Jimmy Ray Williams, his wife and their minor son, James Richard Williams, were spectators at a race track located on private property when one of the stock car racers careened through the fence and struck all the members of the Williams family. Mr. and Mrs. Williams sustained serious personal injuries and James Richard was killed. The racer which struck them was a stripped-down 1947 Ford sedan with a 1954 Mercury motor owned by Carl Osborn and Robert R. Riddle. The vehicle had been originally manufactured by the Ford Motor Company, but it had been modified by Robert R. Riddle about a year prior to the accident and converted into a stock car racer and after modification, the vehicle had no tail lights, headlights or window glass. A screen wire served as a species of windshield. In front the car had a safety bar and two angle irons coming to a point about two and one-half (2 1/2) feet in front of the radiator, but it had no fenders, bumpers or horn. It was equipped with heavy-duty tie rods and spindles and oversized tires. The speedmeter cable was not connected and it was either towed or carried on a trailer to and from the race track. The vehicle was not licensed by the State of Oklahoma or any other state for operation upon the public roads and highways.
The Policy Provisions
The pertinent provisions of the policy are as follows: (The italicized portions of the policy provisions form the basis of the dispute in this case.)

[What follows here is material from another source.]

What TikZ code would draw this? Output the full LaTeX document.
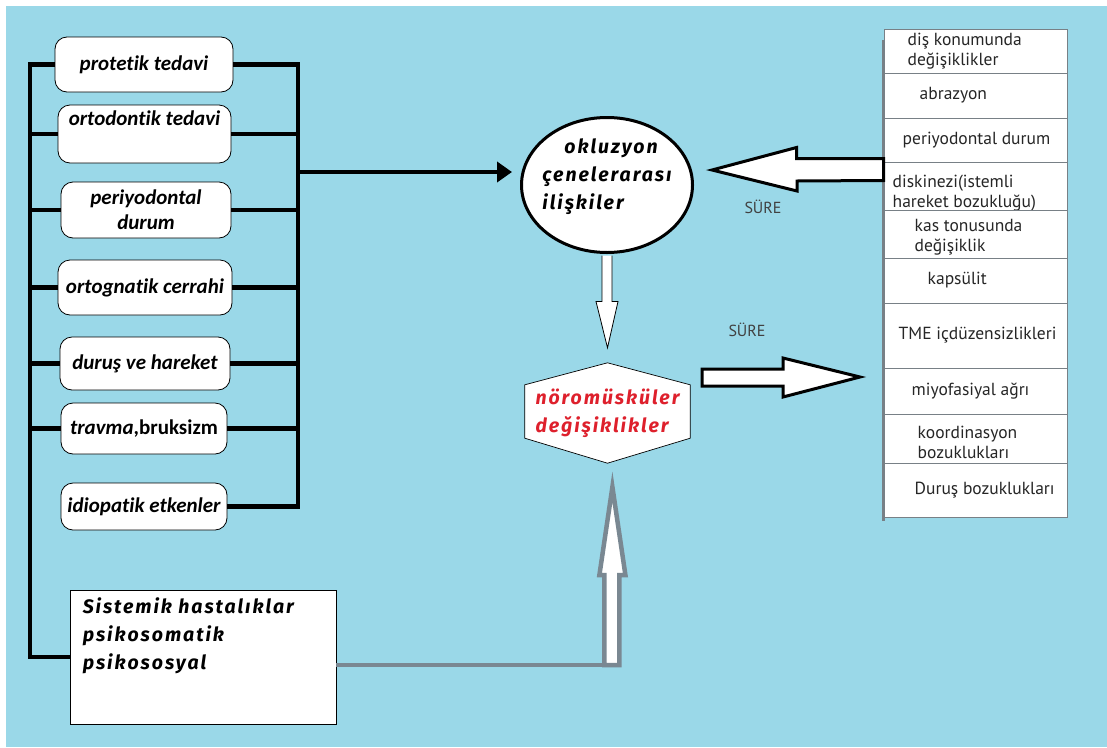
\documentclass[tikz,border=0pt]{standalone}
\usepackage{fontspec}
\setmainfont{Carlito}[Ligatures=CommonOff]
\newfontfamily\widefont[LetterSpace=10]{Fira Sans}
\newfontfamily\tabfont{PT Sans}
\usepackage{tikz}
\usetikzlibrary{shapes, arrows.meta, positioning, calc, backgrounds}
\definecolor{skyblue}{RGB}{154,216,232}
\definecolor{tablegray}{RGB}{120,128,134}
\definecolor{arrowgray}{RGB}{122,136,146}
\definecolor{nmred}{RGB}{222,32,44}

\begin{document}
\begin{tikzpicture}[x=1pt, y=-1pt,
    lbox/.style={draw, fill=white, rounded corners=12pt, line width=0.8pt, align=center, inner sep=2pt,
        font=\fontsize{21}{25}\selectfont\bfseries\itshape},
    bar/.style={line width=4.5pt},
    row/.style={draw=tablegray, fill=white, line width=1pt, minimum width=183pt, inner sep=0pt},
    rowtext/.style={anchor=west, align=left, inner sep=0pt, text=black!85,
        font=\tabfont\fontsize{17.5}{20}\selectfont},
    wide/.style={font=\widefont\fontsize{19.5}{28}\selectfont\bfseries\itshape},
    sure/.style={font=\tabfont\fontsize{16}{18}\selectfont, text=black!75},
    blockarrow/.style={draw=black, fill=white, line width=3pt, line join=miter},
    grayline/.style={draw=arrowgray, line width=4.5pt}]

        % Background
        \useasboundingbox (0,0) rectangle (1107,747);
        \begin{scope}[on background layer]
            \fill[skyblue] (6,6) rectangle (1107,747);
        \end{scope}

        % Causes
        \foreach \nm/\x/\y/\w/\h/\txt in {
            prot/144/64.5/178/55/{protetik tedavi},
            orto/144.5/134/173/58/{ortodontik tedavi\\\strut},
            peri/146/210/170/56/{periyodontal\\durum},
            ortog/145/287.5/174/55/{ortognatik cerrahi},
            durus/145/363.5/170/53/{duruş ve hareket},
            trav/144/428.5/166/51/{travma{\upshape,bruksizm}},
            idio/144/506.5/166/47/{idiopatik etkenler}} {
            \node[lbox, minimum width=\w pt, minimum height=\h pt] (\nm) at (\x,\y) {\txt};
        }
        \node[draw, fill=white, line width=0.8pt, minimum width=266pt, minimum height=134pt] (sis) at (203,657) {};
        \node[wide, anchor=north west, align=left, inner sep=0pt] (sistxt) at ($(sis.north west)+(13,8)$)
            {Sistemik hastalıklar\\psikosomatik\\psikososyal};

        % Bars
        \coordinate (lx) at (30,0);
        \coordinate (rx) at (298,0);
        \draw[bar] (prot.west) -- (prot.west -| lx) -- (sis.west -| lx) -- (sis.west);
        \draw[bar] (prot.east) -- (prot.east -| rx) -- (idio.east -| rx) -- (idio.east);
        \foreach \nm in {orto,peri,ortog,durus,trav} {
            \draw[bar] (\nm.west -| lx) -- (\nm.west);
            \draw[bar] (\nm.east) -- (\nm.east -| rx);
        }

        % Occlusion and neuromuscular changes
        \node[ellipse, draw, line width=3pt, fill=white, minimum width=171pt, minimum height=135pt] (circ) at (607,185) {};
        \node[wide, align=left, inner sep=0pt] (circtxt) at ($(circ.center)+(0,-8)$)
            {\hspace*{22pt}okluzyon\\çenelerarası\\ilişkiler};
        \node[wide, text=nmred, align=left, minimum width=165pt, minimum height=100pt, inner sep=0pt]
            (hex) at (607.5,413) {nöromüsküler\\değişiklikler};
        \begin{scope}[on background layer]
            \draw[fill=white, line width=0.7pt] (hex.north) -- ($(hex.north east)+(0,22)$)
                -- ($(hex.south east)+(0,-25)$) -- (hex.south) -- ($(hex.south west)+(0,-25)$)
                -- ($(hex.north west)+(0,22)$) -- cycle;
        \end{scope}

        % Effects
        \foreach \i/\ya/\yb/\dx/\dy/\txt in {
            1/29/73/24/0/{diş konumunda\\değişiklikler},
            2/73/118/36/0/{abrazyon},
            3/118/162/19/0/{periyodontal durum},
            4/162/210/9/7/{diskinezi(istemli\\hareket bozukluğu)},
            5/210/258/31/3/{kas tonusunda\\değişiklik},
            6/258/303/44/0/{kapsülit},
            7/303/368/15/0/{TME içdüzensizlikleri},
            8/368/414/28/0/{miyofasiyal ağrı},
            9/414/463/34/4/{koordinasyon\\bozuklukları},
            10/463/517/31/0/{Duruş bozuklukları}} {
            \node[row, minimum height={\yb-\ya}] (t\i) at (975.5,{(\ya+\yb)/2}) {};
            \node[rowtext] (l\i) at ($(t\i.west)+(\dx,\dy)$) {\txt};
        }
        \draw[tablegray, line width=3pt] ($(t1.north west)+(0,11)$) -- ($(t10.south west)+(0,3)$);

        % Arrows
        \coordinate (hub) at (298,172);
        \draw[bar, -{Triangle[length=15pt, width=20pt]}, shorten >=8pt] (hub) -- (circ.west |- hub);
        \draw[fill=white, line width=0.8pt] ($(circ.south)+(-5,1.5)$) -- ++(0,46) -- ++(-6,0)
            -- ($(hex.north)+(0,-15)$) -- ($(circ.south)+(11,47.5)$) -- ++(-6,0) -- ($(circ.south)+(5,1.5)$);
        \coordinate (sureL) at (712,170);
        \draw[blockarrow] ($(t4.north west)+(0,-3)$) -- ++(-87,0) -- ++(0,-11) -- (sureL)
            -- ++(85,21) -- ++(0,-10) -- ($(t4.north west)+(0,19)$) -- cycle;
        \coordinate (sureR) at (860,377);
        \draw[blockarrow] (sureR) -- ++(-77,-19) -- ++(0,11) -- ++(-81,0) -- ++(0,17) -- ++(81,0)
            -- ++(0,11) -- cycle;
        \coordinate (upfoot) at ($(sis.east)+(268,8)$);
        \draw[grayline] (sis.east |- upfoot) -- (upfoot);
        \draw[grayline, fill=white] (upfoot) -- ++(0,-90) -- ++(-5,0) -- ++(13,-88) -- ++(13,88)
            -- ++(-6,0) -- ++(0,90) -- cycle;

        % Labels
        \node[sure] (sure1) at (763,207) {SÜRE};
        \node[sure] (sure2) at (747,330) {SÜRE};
\end{tikzpicture}
\end{document}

‘Coverage C–Automobile Medical Payments: To pay all reasonable expenses incurred within one year from the date of accident for necessary medical, surgical and dental services, including prosthetic devices, and necessary ambulance, hospital, professional nursing and funeral services: * * *
‘Division 2. To or for each insured who sustains bodily injury, sickness or disease, caused by accident, while in or upon, or while entering into or alighting from, or Through being struck by, an automobile. * * *
‘IV. Automobile Defined (U)nder division 2 of coverage C, the word ‘automobile’ means a land motor vehicle or trailer not operated on rails or crawler-treads, but does not mean: (1) a farm type tractor or Other equipment designed for use principally off public roads, except while actually upon public roads, or (2) a land motor vehicle or trailer while located for use as a residence or premises and not as a vehicle.’

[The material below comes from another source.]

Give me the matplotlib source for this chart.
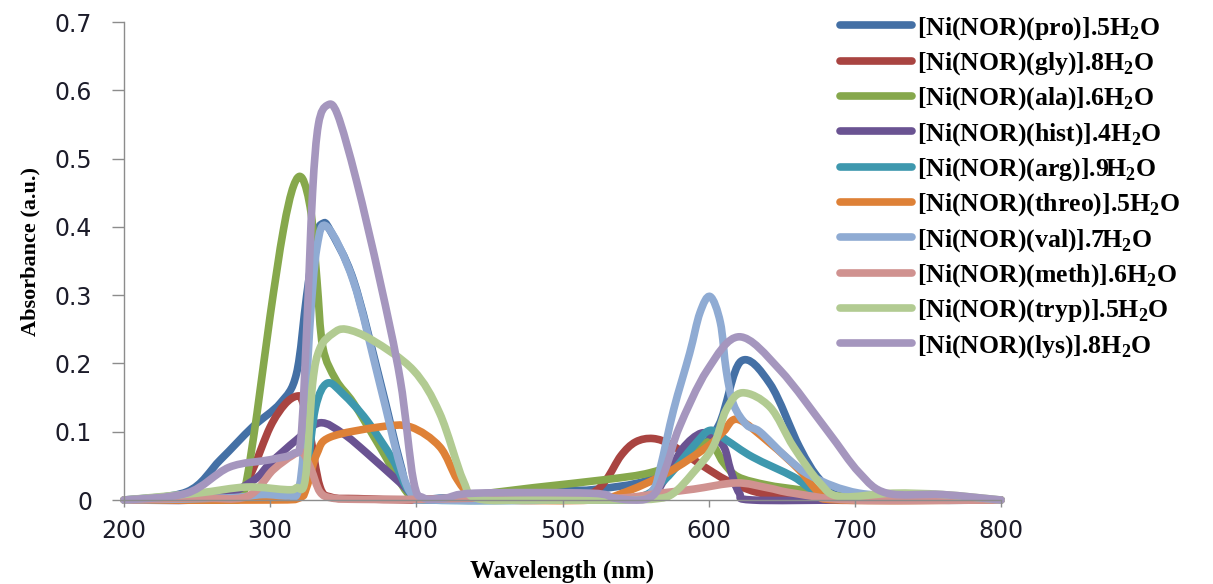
import numpy as np
import matplotlib
matplotlib.use("Agg")
import matplotlib.pyplot as plt
from matplotlib.path import Path
from matplotlib.patches import PathPatch
from matplotlib.lines import Line2D

plt.rcParams['mathtext.fontset'] = 'custom'
plt.rcParams['mathtext.rm'] = 'Liberation Serif:bold'

# UV-Vis spectra of the Ni(II) norfloxacin amino-acid complexes
pro_x = [200, 243, 266, 288, 307, 318, 325, 331, 336, 341, 357, 375, 389, 397, 420, 470, 500, 520, 560, 590, 607, 622, 642, 662, 676, 692, 750, 800]
pro_y = [0, 0.012, 0.059, 0.107, 0.142, 0.185, 0.30, 0.385, 0.405, 0.395, 0.322, 0.176, 0.054, 0.005, 0.003, 0.008, 0.015, 0.015, 0.03, 0.07, 0.11, 0.203, 0.17, 0.078, 0.03, 0.005, 0, 0]

gly_x = [200, 260, 280, 288, 300, 310, 318, 322, 327, 334, 342, 360, 400, 450, 500, 520, 530, 540, 550, 562, 575, 596, 616, 640, 680, 800]
gly_y = [0, 0.003, 0.015, 0.044, 0.107, 0.14, 0.152, 0.145, 0.10, 0.02, 0.004, 0.002, 0, 0, 0.003, 0.01, 0.03, 0.065, 0.085, 0.09, 0.08, 0.05, 0.025, 0.008, 0, 0]

ala_x = [200, 250, 272, 280, 284, 291, 300, 309, 316, 322, 328, 332, 336, 345, 357, 375, 394, 405, 430, 480, 530, 560, 585, 600, 610, 620, 640, 662, 695, 800]
ala_y = [0, 0, 0, 0.003, 0.03, 0.127, 0.27, 0.395, 0.46, 0.471, 0.42, 0.322, 0.224, 0.176, 0.142, 0.078, 0.01, 0, 0.005, 0.018, 0.03, 0.04, 0.06, 0.085, 0.055, 0.034, 0.022, 0.015, 0.005, 0]

hist_x = [200, 260, 288, 300, 318, 334, 350, 366, 389, 400, 420, 500, 555, 570, 582, 595, 605, 611, 615, 621, 630, 700, 800]
hist_y = [0, 0.002, 0.028, 0.054, 0.088, 0.113, 0.097, 0.069, 0.025, 0.005, 0, 0, 0.003, 0.03, 0.075, 0.098, 0.09, 0.075, 0.044, 0.01, 0, 0, 0]

arg_x = [200, 280, 310, 320, 325, 331, 339, 350, 366, 384, 396, 410, 500, 550, 570, 590, 601, 612, 630, 658, 671, 690, 800]
arg_y = [0, 0.002, 0.004, 0.006, 0.04, 0.135, 0.171, 0.155, 0.117, 0.059, 0.01, 0, 0, 0.003, 0.03, 0.08, 0.102, 0.088, 0.063, 0.034, 0.015, 0.003, 0]

threo_x = [200, 300, 320, 325, 332, 341, 375, 396, 416, 428, 439, 460, 520, 541, 571, 599, 610, 620, 642, 662, 676, 690, 800]
threo_y = [0, 0, 0.003, 0.019, 0.068, 0.092, 0.107, 0.107, 0.078, 0.03, 0.005, 0, 0, 0.01, 0.039, 0.078, 0.10, 0.118, 0.083, 0.044, 0.01, 0, 0]

val_x = [200, 270, 295, 312, 319, 323, 327, 332, 339, 357, 375, 389, 398, 410, 500, 550, 562, 567, 576, 587, 594, 601, 608, 612, 617, 626, 635, 653, 671, 703, 750, 800]
val_y = [0, 0.003, 0.008, 0.006, 0.012, 0.08, 0.25, 0.37, 0.40, 0.32, 0.17, 0.05, 0.005, 0, 0, 0.002, 0.015, 0.048, 0.132, 0.215, 0.274, 0.298, 0.26, 0.19, 0.14, 0.11, 0.10, 0.063, 0.034, 0.01, 0.005, 0]

meth_x = [200, 250, 284, 302, 315, 322, 328, 334, 342, 360, 400, 450, 500, 540, 567, 590, 619, 640, 658, 699, 800]
meth_y = [0, 0.003, 0.005, 0.044, 0.065, 0.07, 0.045, 0.012, 0.003, 0.001, 0.001, 0.003, 0.003, 0.003, 0.01, 0.016, 0.025, 0.018, 0.01, 0, 0]

tryp_x = [200, 250, 284, 312, 318, 324, 329, 334, 343, 352, 370, 398, 416, 432, 442, 480, 540, 565, 576, 589, 603, 612, 623, 642, 658, 676, 690, 726, 760, 800]
tryp_y = [0, 0.01, 0.019, 0.015, 0.018, 0.03, 0.17, 0.222, 0.244, 0.25, 0.234, 0.19, 0.127, 0.029, 0.002, 0, 0, 0.002, 0.01, 0.039, 0.078, 0.132, 0.157, 0.136, 0.078, 0.025, 0.005, 0.01, 0.008, 0]

lys_x = [200, 243, 272, 300, 316, 321, 325, 329, 333, 339, 346, 359, 375, 389, 398, 405, 420, 440, 519, 535, 548, 558, 565, 572, 580, 599, 621, 649, 681, 703, 722, 760, 800]
lys_y = [0, 0.01, 0.048, 0.059, 0.068, 0.09, 0.25, 0.45, 0.55, 0.578, 0.565, 0.468, 0.322, 0.176, 0.029, 0.003, 0.003, 0.01, 0.01, 0.003, 0.0, 0.002, 0.015, 0.055, 0.107, 0.19, 0.239, 0.19, 0.102, 0.04, 0.01, 0.008, 0]

series = [
    (r"[Ni(NOR)(pro)].5H$_2$O", pro_x, pro_y, "#4470A5"),
    (r"[Ni(NOR)(gly)].8H$_2$O", gly_x, gly_y, "#A94441"),
    (r"[Ni(NOR)(ala)].6H$_2$O", ala_x, ala_y, "#86A84C"),
    (r"[Ni(NOR)(hist)].4H$_2$O", hist_x, hist_y, "#6A5392"),
    (r"[Ni(NOR)(arg)].9H$_2$O", arg_x, arg_y, "#3E98AE"),
    (r"[Ni(NOR)(threo)].5H$_2$O", threo_x, threo_y, "#DE8137"),
    (r"[Ni(NOR)(val)].7H$_2$O", val_x, val_y, "#8FABD3"),
    (r"[Ni(NOR)(meth)].6H$_2$O", meth_x, meth_y, "#D09290"),
    (r"[Ni(NOR)(tryp)].5H$_2$O", tryp_x, tryp_y, "#B2CB92"),
    (r"[Ni(NOR)(lys)].8H$_2$O", lys_x, lys_y, "#A596BE"),
]

LW = 5.5


def smooth_path(x, y):
    # cubic bezier through the points, like a spreadsheet "smoothed line"
    pts = np.column_stack([x, y]).astype(float)
    n = len(pts)
    verts = [pts[0]]
    codes = [Path.MOVETO]
    for i in range(n - 1):
        p0 = pts[i - 1] if i > 0 else pts[i]
        p1 = pts[i]
        p2 = pts[i + 1]
        p3 = pts[i + 2] if i + 2 < n else pts[i + 1]
        verts += [p1 + (p2 - p0) / 6.0, p2 - (p3 - p1) / 6.0, p2]
        codes += [Path.CURVE4] * 3
    return Path(verts, codes)


fig = plt.figure(figsize=(12.13, 5.84), dpi=100)
ax = fig.add_axes([124 / 1213, 84 / 584, 877 / 1213, 478 / 584])

handles = []
for label, x, y, color in series:
    patch = PathPatch(smooth_path(x, y), fill=False, edgecolor=color, lw=LW,
                      capstyle='round', joinstyle='round', clip_on=False)
    ax.add_patch(patch)
    handles.append(Line2D([], [], color=color, lw=LW, solid_capstyle='round', label=label))

ax.set_xlim(200, 800)
ax.set_ylim(0, 0.7)
ax.set_xticks(np.arange(200, 801, 100))
ax.set_yticks(np.arange(0, 0.71, 0.1))
ax.set_yticklabels(['0', '0.1', '0.2', '0.3', '0.4', '0.5', '0.6', '0.7'])

for s in ['top', 'right']:
    ax.spines[s].set_visible(False)
for s in ['left', 'bottom']:
    ax.spines[s].set_color('#8c8c8c')
    ax.spines[s].set_linewidth(1.0)

ax.tick_params(axis='y', direction='out', length=9, width=1, color='#8c8c8c',
               labelsize=17, labelcolor='#1c1c2a', pad=14)
ax.tick_params(axis='x', direction='out', length=5, width=1, color='#8c8c8c',
               labelsize=17, labelcolor='#1c1c2a', pad=9)

ax.set_xlabel("Wavelength (nm)", family='Liberation Serif', fontweight='bold', fontsize=18)
ax.xaxis.set_label_coords(0.5, -0.125)
ax.set_ylabel("Absorbance (a.u.)", family='Liberation Serif', fontweight='bold', fontsize=16)
ax.yaxis.set_label_coords(-0.095, 0.52)

fig.legend(handles=handles, loc='upper left', bbox_to_anchor=(840 / 1213, 1 - 15 / 584),
           frameon=False, borderpad=0, borderaxespad=0, handlelength=2.8,
           handletextpad=0.2, labelspacing=0.33,
           prop={'family': 'Liberation Serif', 'weight': 'bold', 'size': 18.5})

fig.savefig("out.png", dpi=100)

The stock car racer which figured in the tragedy giving rise to this lawsuit is undoubtedly a land motor vehicle not operated on rails or crawler treads. It was an automobile within the usual meaning of the term, but the controlling question is whether such racer comes within the policy clause which states that the term ‘automobile’ does not mean ‘(a) a farm type tractor or other equipment designed for use principally off public roads, except while actually upon public roads. * * *’

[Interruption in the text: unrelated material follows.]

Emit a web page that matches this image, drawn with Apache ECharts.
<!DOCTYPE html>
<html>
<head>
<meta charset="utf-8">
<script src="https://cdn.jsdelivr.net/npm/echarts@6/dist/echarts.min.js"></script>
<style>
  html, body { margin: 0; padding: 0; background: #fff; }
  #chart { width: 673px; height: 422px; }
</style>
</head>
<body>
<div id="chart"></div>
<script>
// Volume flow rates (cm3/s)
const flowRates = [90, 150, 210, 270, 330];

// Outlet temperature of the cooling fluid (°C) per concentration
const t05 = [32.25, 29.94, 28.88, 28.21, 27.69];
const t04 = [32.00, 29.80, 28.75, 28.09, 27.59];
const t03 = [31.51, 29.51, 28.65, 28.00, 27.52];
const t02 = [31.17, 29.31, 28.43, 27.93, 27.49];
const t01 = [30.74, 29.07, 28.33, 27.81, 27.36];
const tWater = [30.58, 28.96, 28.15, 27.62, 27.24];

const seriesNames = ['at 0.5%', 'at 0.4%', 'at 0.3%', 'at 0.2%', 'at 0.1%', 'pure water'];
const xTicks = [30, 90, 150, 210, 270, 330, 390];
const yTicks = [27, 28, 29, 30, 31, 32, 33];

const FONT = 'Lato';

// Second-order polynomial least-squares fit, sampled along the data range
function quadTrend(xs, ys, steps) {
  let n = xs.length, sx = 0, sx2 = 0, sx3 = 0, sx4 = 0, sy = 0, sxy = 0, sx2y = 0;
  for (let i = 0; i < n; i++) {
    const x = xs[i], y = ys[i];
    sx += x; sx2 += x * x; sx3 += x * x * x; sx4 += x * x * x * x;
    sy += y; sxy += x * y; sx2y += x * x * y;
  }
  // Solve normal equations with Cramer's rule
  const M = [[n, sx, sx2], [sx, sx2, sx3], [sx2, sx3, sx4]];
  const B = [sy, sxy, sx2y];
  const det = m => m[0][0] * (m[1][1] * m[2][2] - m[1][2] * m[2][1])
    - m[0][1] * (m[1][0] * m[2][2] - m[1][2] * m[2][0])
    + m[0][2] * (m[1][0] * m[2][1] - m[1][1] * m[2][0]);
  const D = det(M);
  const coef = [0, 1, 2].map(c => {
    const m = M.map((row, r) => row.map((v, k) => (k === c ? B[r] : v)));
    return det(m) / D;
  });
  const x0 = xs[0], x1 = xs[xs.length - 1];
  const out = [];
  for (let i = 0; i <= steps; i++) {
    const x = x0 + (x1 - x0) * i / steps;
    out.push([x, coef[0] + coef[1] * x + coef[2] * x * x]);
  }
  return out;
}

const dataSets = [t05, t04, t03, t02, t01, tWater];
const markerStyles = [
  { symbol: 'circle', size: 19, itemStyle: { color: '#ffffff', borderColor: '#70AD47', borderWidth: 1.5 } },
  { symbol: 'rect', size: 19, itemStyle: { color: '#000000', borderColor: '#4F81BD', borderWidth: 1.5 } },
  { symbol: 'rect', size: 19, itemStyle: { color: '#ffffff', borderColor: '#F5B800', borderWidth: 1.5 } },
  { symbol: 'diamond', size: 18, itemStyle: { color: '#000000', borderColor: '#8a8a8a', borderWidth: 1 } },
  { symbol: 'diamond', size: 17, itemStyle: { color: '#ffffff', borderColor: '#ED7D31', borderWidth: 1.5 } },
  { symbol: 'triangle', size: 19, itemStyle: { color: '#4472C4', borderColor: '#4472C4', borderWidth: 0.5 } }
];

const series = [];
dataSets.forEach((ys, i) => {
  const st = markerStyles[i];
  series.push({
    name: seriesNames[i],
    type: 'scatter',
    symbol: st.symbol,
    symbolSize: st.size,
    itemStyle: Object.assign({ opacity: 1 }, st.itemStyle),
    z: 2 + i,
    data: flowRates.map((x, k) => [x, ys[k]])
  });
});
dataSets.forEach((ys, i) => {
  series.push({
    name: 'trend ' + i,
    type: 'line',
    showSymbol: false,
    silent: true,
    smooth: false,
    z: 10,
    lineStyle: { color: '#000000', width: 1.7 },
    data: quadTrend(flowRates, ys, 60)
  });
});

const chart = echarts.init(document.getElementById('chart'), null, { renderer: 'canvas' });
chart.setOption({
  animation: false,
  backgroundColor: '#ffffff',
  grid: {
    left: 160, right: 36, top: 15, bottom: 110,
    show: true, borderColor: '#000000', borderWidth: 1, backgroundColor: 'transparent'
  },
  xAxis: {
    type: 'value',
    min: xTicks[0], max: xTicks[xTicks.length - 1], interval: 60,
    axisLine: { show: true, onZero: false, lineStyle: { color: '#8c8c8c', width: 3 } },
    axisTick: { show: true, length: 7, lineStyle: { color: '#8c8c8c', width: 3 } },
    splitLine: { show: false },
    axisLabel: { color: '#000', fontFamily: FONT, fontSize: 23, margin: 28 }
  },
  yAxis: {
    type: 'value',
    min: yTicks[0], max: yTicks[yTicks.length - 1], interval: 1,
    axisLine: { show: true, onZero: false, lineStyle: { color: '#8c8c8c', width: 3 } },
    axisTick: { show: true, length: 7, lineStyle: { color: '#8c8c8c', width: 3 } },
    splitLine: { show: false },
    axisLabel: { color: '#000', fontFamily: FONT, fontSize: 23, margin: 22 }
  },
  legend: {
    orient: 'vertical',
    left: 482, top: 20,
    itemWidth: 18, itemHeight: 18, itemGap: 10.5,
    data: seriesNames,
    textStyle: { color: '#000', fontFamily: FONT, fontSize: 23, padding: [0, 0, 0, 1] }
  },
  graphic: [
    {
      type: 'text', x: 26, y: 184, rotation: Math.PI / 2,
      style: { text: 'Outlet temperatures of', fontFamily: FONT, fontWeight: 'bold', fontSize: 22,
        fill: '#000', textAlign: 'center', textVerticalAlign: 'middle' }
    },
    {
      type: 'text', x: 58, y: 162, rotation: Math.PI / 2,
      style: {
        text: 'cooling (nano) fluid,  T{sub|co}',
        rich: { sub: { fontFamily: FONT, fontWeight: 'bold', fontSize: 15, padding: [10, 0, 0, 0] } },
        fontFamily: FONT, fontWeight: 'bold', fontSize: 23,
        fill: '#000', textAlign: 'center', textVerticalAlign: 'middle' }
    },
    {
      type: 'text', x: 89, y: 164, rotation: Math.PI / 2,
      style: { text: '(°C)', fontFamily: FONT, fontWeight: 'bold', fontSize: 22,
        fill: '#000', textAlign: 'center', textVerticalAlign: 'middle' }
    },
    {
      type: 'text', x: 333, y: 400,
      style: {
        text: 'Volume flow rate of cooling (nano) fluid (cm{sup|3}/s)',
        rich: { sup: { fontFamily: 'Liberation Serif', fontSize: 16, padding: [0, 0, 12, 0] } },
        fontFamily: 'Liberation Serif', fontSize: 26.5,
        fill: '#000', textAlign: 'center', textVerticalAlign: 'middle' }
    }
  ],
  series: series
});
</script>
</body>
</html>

Upon the date of the accident, the racer was a vehicle designed for use principally off public roads. It was so equipped or under-equipped that it could neither be licensed nor lawfully used upon the public highways. Williams argued that the words ‘other equipment’ must be construed as meaning something similar to a ‘farm type tractor’ under the rule of Ejusdem generis or Noscitur a sociis. It is argued that the stock racer being a land motor vehicle and not being a piece of equipment similar to a farm type tractor, one who sustains bodily injury by being struck by such racer may recover under the Automobile Medical Payments clause of the policy. As further supporting this construction, it is said that a farm type tractor or equipment similar thereto may upon occasion be lawfully driven upon the public roads while the racer could not, because it lacks the basic equipment necessary to qualify it for public road use. It is said that, ‘Unless it can be argued. * * * that the insurer intended to cover operations upon a public road in violation of law, then it is abundantly clear that what the policy provisions exclude is that type of ‘other equipment’ that can be operated upon the roadway on limited occasions.’
This court was unable to agree with William’s argument. The restrictive proviso designates two distinct classifications. It plainly states that the word automobile does not mean ‘a farm type tractor or other equipment designed for use principally off public roads’. The phrase ‘designed for use principally off public roads’ does not convey the notion that something similar to a farm type tractor was intended by the contracting parties.